How play can teach children assertiveness and protect against bullying


I came across an article published by the American Journal of Play in 2011 which was an interview with Hara Estroff Marano (an editor for Psychology Today for over twenty years) and Lenore Skenazy (also a columnist and blogger, but most well known when she was given the mantle of ‘America’s Worst Mum’ after allowing her 10 year old son to ride the subway in New York by himself). Both women are powerful advocates for children and building resilience in them.

The article discusses the effects of fear on parenting and children’s opportunities for free play today, but of interest to me was the section that specifically discusses ‘bullying’ and ‘play’. Marano begins by talking about an article she wrote in 1996 titled ‘Why Doesn’t Anybody Like Me? A Guide to Raising Socially Confident Kids’, that funnily enough she claims no-one was interested in bullying at the time. Move forward 15 years and the topic of fear and protection of children from danger (and bullying) is rarely out of our conversations today.

The fundamental question here is one of balance. Are our fears truly founded or have they taken on a life of their own? Have we somehow lost sight of the reality of just how we raise kids to be self-confident?

Bullying is one part of this. Marano claims that more recently the definition of bullying has changed and enlarged. She cites an example of parents understanding their child being rejected in play as bullying.
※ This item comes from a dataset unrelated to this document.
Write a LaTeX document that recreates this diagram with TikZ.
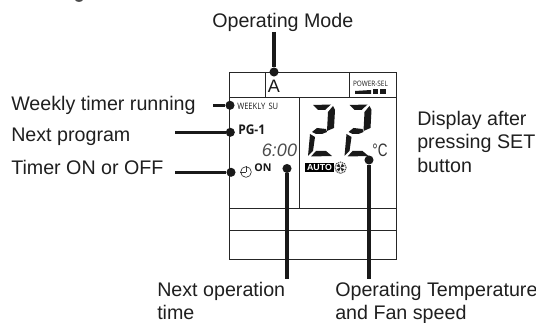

But is it? Is one child saying to another child ‘no’ you can’t play with us today intended to cause harm? Probably not directly, but as adults we feel the rejected child’s pain and want to ‘make things better’. Telling a child that he or she can’t play may reflect a whole variety of totally benign situations says Marano. The kids may feel they already have enough participants in whatever they’re doing. They may be in the middle of some actions that are best not interrupted. They may be getting along so well they don’t (for the time being), want or need any extraneous members. Of course tomorrow is another day.

That’s not to say that bullying doesn’t exist. Throughout history people have used this as a workable social strategy and it will probably continue to be a problem into the future – despite our best efforts to eradicate it or ensure an ‘inclusive’ environment.

Playing freely helps kids gain social skills to act as a deterrent against true bullying. They learn how to handle disruptions. They learn how to negotiate disputes. They learn how to dispel problems. They learn how to detect and even avoid those kids who tend to create difficulties says Marano. They learn how to ask to join others already engaged in an activity and most importantly they learn how to be assertive which is the single best defense against bullying.

Learning to negotiate social situations requires a lot of observation and cognitive sophistication and the more children lack these skills the more likely they are to be preyed upon by bullies. Children being able to play which each other (free from adults) and develop social skills provides the opportunity to sharpen these skills through practice.

So should parents ever intervene? The best answer to that comes back to giving children the best tools they need for living independently. Sometimes if children are younger or lacking in assertiveness parents may need to intervene to set kids back on the right path. The opportunity for adults to explore the implications of behaviour on others with their children can only be a good thing, however the more parents step back and allow children to work through conflict themselves…the more assertiveness can grow in a child. The difficulty comes when parents don’t distinguish the difference between a minor and a major issue, understandable when they’re told that bullying is present in every negative interaction between children.

Lack of opportunities for kids to free play is problematic for learning assertiveness skills and may in turn encourage bullies, rather than dissuade them. Over-supervision or over-management of children’s lives can cause this. Parents have always been the social architects for their children choosing the neighbourhoods they live in, where they go to school and in some respects their children’s attitudes towards play, particularly free play outdoors.

In the same way Marano says that parents influence their children’s assertiveness competency. You begin to structure ways to solve little problems that kids can appropriate as their own. From such situations kids learn how to solve problems for themselves. What’s more they learn that they can solve problems she states.

The value of free play is not always immediately obvious to parents. It is not goal directed, rather it grows organically out of the needs of kids. There’s an uncertainty to it – which scares many adults, particularly into a need to structure or control. Free play is representation that allows a child the opportunity to begin to explore the world on his or her own. That is nature’s first coping system, and it’s 100% portable for a reason – to foster independence.

From the moment children are born, our adult duty is to prepare them to function well without us using that coping system. Without doubt play is the best facilitator of that system.